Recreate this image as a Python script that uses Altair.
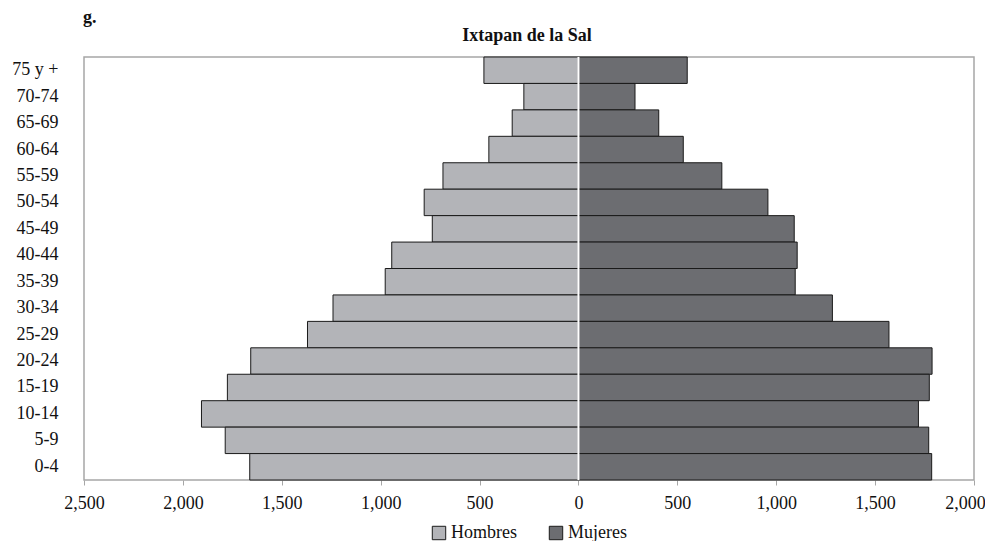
import altair as alt
import pandas as pd

ages = ["75 y +", "70-74", "65-69", "60-64", "55-59", "50-54", "45-49", "40-44",
        "35-39", "30-34", "25-29", "20-24", "15-19", "10-14", "5-9", "0-4"]
hombres = [478, 276, 335, 453, 685, 780, 739, 944, 977, 1241, 1370, 1657, 1775, 1906, 1786, 1662]
mujeres = [550, 286, 406, 530, 725, 958, 1091, 1106, 1096, 1284, 1570, 1788, 1774, 1719, 1771, 1786]
series = ["Hombres", "Mujeres"]
colors = ["#b3b4b8", "#6c6d71"]
ticks = [-2500, -2000, -1500, -1000, -500, 0, 500, 1000, 1500, 2000]
panel_tag = "g."
panel_title = "Ixtapan de la Sal"

rows = []
for a, h, m in zip(ages, hombres, mujeres):
    rows.append({"edad": a, "sexo": "Hombres", "valor": -h})
    rows.append({"edad": a, "sexo": "Mujeres", "valor": m})
df = pd.DataFrame(rows)

FONT = "Liberation Serif"
W, H = 890, 423

bars = alt.Chart(df).mark_bar(stroke="#1a1a1a", strokeWidth=1).encode(
    x=alt.X("valor:Q", stack=None,
            scale=alt.Scale(domain=[-2500, 2000], nice=False, zero=False),
            axis=alt.Axis(values=ticks, title=None, grid=False, domain=False,
                          ticks=True, tickColor="#a6a6a6", tickSize=5,
                          labelExpr="format(abs(datum.value), ',')",
                          labelFlush=False, labelOverlap=False, labelBound=False,
                          labelOffset={"condition": {"test": "datum.value >= 2000", "value": -9},
                                       "value": 0},
                          labelFont=FONT, labelFontSize=18, labelColor="#111",
                          labelPadding=9)),
    y=alt.Y("edad:N", sort=ages,
            scale=alt.Scale(paddingInner=0, paddingOuter=0),
            axis=alt.Axis(title=None, ticks=False, domain=False, grid=False,
                          labelFont=FONT, labelFontSize=18, labelColor="#111",
                          labelPadding=26)),
    color=alt.Color("sexo:N",
                    scale=alt.Scale(domain=series, range=colors),
                    legend=alt.Legend(title=None, orient="none", direction="horizontal",
                                      legendX=346, legendY=467,
                                      symbolType="square", symbolSize=180,
                                      symbolStrokeColor="#1a1a1a", symbolStrokeWidth=1,
                                      symbolOpacity=1,
                                      labelFont=FONT, labelFontSize=18, labelColor="#111",
                                      columnPadding=30, labelOffset=3)),
)

zero = alt.Chart(pd.DataFrame({"z": [0]})).mark_rule(color="white", strokeWidth=2).encode(
    x=alt.X("z:Q")
)

tag = alt.Chart(pd.DataFrame({"t": [panel_tag]})).mark_text(
    font=FONT, fontSize=18, fontWeight="bold", align="left", baseline="middle", color="#111"
).encode(text="t:N", x=alt.value(-1), y=alt.value(-39))

ttl = alt.Chart(pd.DataFrame({"t": [panel_title]})).mark_text(
    font=FONT, fontSize=18, fontWeight="bold", align="center", baseline="middle", color="#111"
).encode(text="t:N", x=alt.value(W / 2 - 2), y=alt.value(-21))

chart = alt.layer(bars, zero, tag, ttl).properties(
    width=W, height=H,
    autosize=alt.AutoSizeParams(type="none"),
    padding={"left": 76, "top": 49, "right": 11, "bottom": 61},
).configure_view(stroke="#a6a6a6", strokeWidth=1.5)

chart.save("out.html", embed_options={"renderer": "svg", "actions": False})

### WHAT YOU NEED TO DO
Exclude the images, then output the data above word for word.

### RESULT FOR THIS EXERCISE
Recreate this image as a Python script that uses Altair.
import altair as alt
import pandas as pd

ages = ["75 y +", "70-74", "65-69", "60-64", "55-59", "50-54", "45-49", "40-44",
        "35-39", "30-34", "25-29", "20-24", "15-19", "10-14", "5-9", "0-4"]
hombres = [478, 276, 335, 453, 685, 780, 739, 944, 977, 1241, 1370, 1657, 1775, 1906, 1786, 1662]
mujeres = [550, 286, 406, 530, 725, 958, 1091, 1106, 1096, 1284, 1570, 1788, 1774, 1719, 1771, 1786]
series = ["Hombres", "Mujeres"]
colors = ["#b3b4b8", "#6c6d71"]
ticks = [-2500, -2000, -1500, -1000, -500, 0, 500, 1000, 1500, 2000]
panel_tag = "g."
panel_title = "Ixtapan de la Sal"

rows = []
for a, h, m in zip(ages, hombres, mujeres):
    rows.append({"edad": a, "sexo": "Hombres", "valor": -h})
    rows.append({"edad": a, "sexo": "Mujeres", "valor": m})
df = pd.DataFrame(rows)

FONT = "Liberation Serif"
W, H = 890, 423

bars = alt.Chart(df).mark_bar(stroke="#1a1a1a", strokeWidth=1).encode(
    x=alt.X("valor:Q", stack=None,
            scale=alt.Scale(domain=[-2500, 2000], nice=False, zero=False),
            axis=alt.Axis(values=ticks, title=None, grid=False, domain=False,
                          ticks=True, tickColor="#a6a6a6", tickSize=5,
                          labelExpr="format(abs(datum.value), ',')",
                          labelFlush=False, labelOverlap=False, labelBound=False,
                          labelOffset={"condition": {"test": "datum.value >= 2000", "value": -9},
                                       "value": 0},
                          labelFont=FONT, labelFontSize=18, labelColor="#111",
                          labelPadding=9)),
    y=alt.Y("edad:N", sort=ages,
            scale=alt.Scale(paddingInner=0, paddingOuter=0),
            axis=alt.Axis(title=None, ticks=False, domain=False, grid=False,
                          labelFont=FONT, labelFontSize=18, labelColor="#111",
                          labelPadding=26)),
    color=alt.Color("sexo:N",
                    scale=alt.Scale(domain=series, range=colors),
                    legend=alt.Legend(title=None, orient="none", direction="horizontal",
                                      legendX=346, legendY=467,
                                      symbolType="square", symbolSize=180,
                                      symbolStrokeColor="#1a1a1a", symbolStrokeWidth=1,
                                      symbolOpacity=1,
                                      labelFont=FONT, labelFontSize=18, labelColor="#111",
                                      columnPadding=30, labelOffset=3)),
)

zero = alt.Chart(pd.DataFrame({"z": [0]})).mark_rule(color="white", strokeWidth=2).encode(
    x=alt.X("z:Q")
)

tag = alt.Chart(pd.DataFrame({"t": [panel_tag]})).mark_text(
    font=FONT, fontSize=18, fontWeight="bold", align="left", baseline="middle", color="#111"
).encode(text="t:N", x=alt.value(-1), y=alt.value(-39))

ttl = alt.Chart(pd.DataFrame({"t": [panel_title]})).mark_text(
    font=FONT, fontSize=18, fontWeight="bold", align="center", baseline="middle", color="#111"
).encode(text="t:N", x=alt.value(W / 2 - 2), y=alt.value(-21))

chart = alt.layer(bars, zero, tag, ttl).properties(
    width=W, height=H,
    autosize=alt.AutoSizeParams(type="none"),
    padding={"left": 76, "top": 49, "right": 11, "bottom": 61},
).configure_view(stroke="#a6a6a6", strokeWidth=1.5)

chart.save("out.html", embed_options={"renderer": "svg", "actions": False})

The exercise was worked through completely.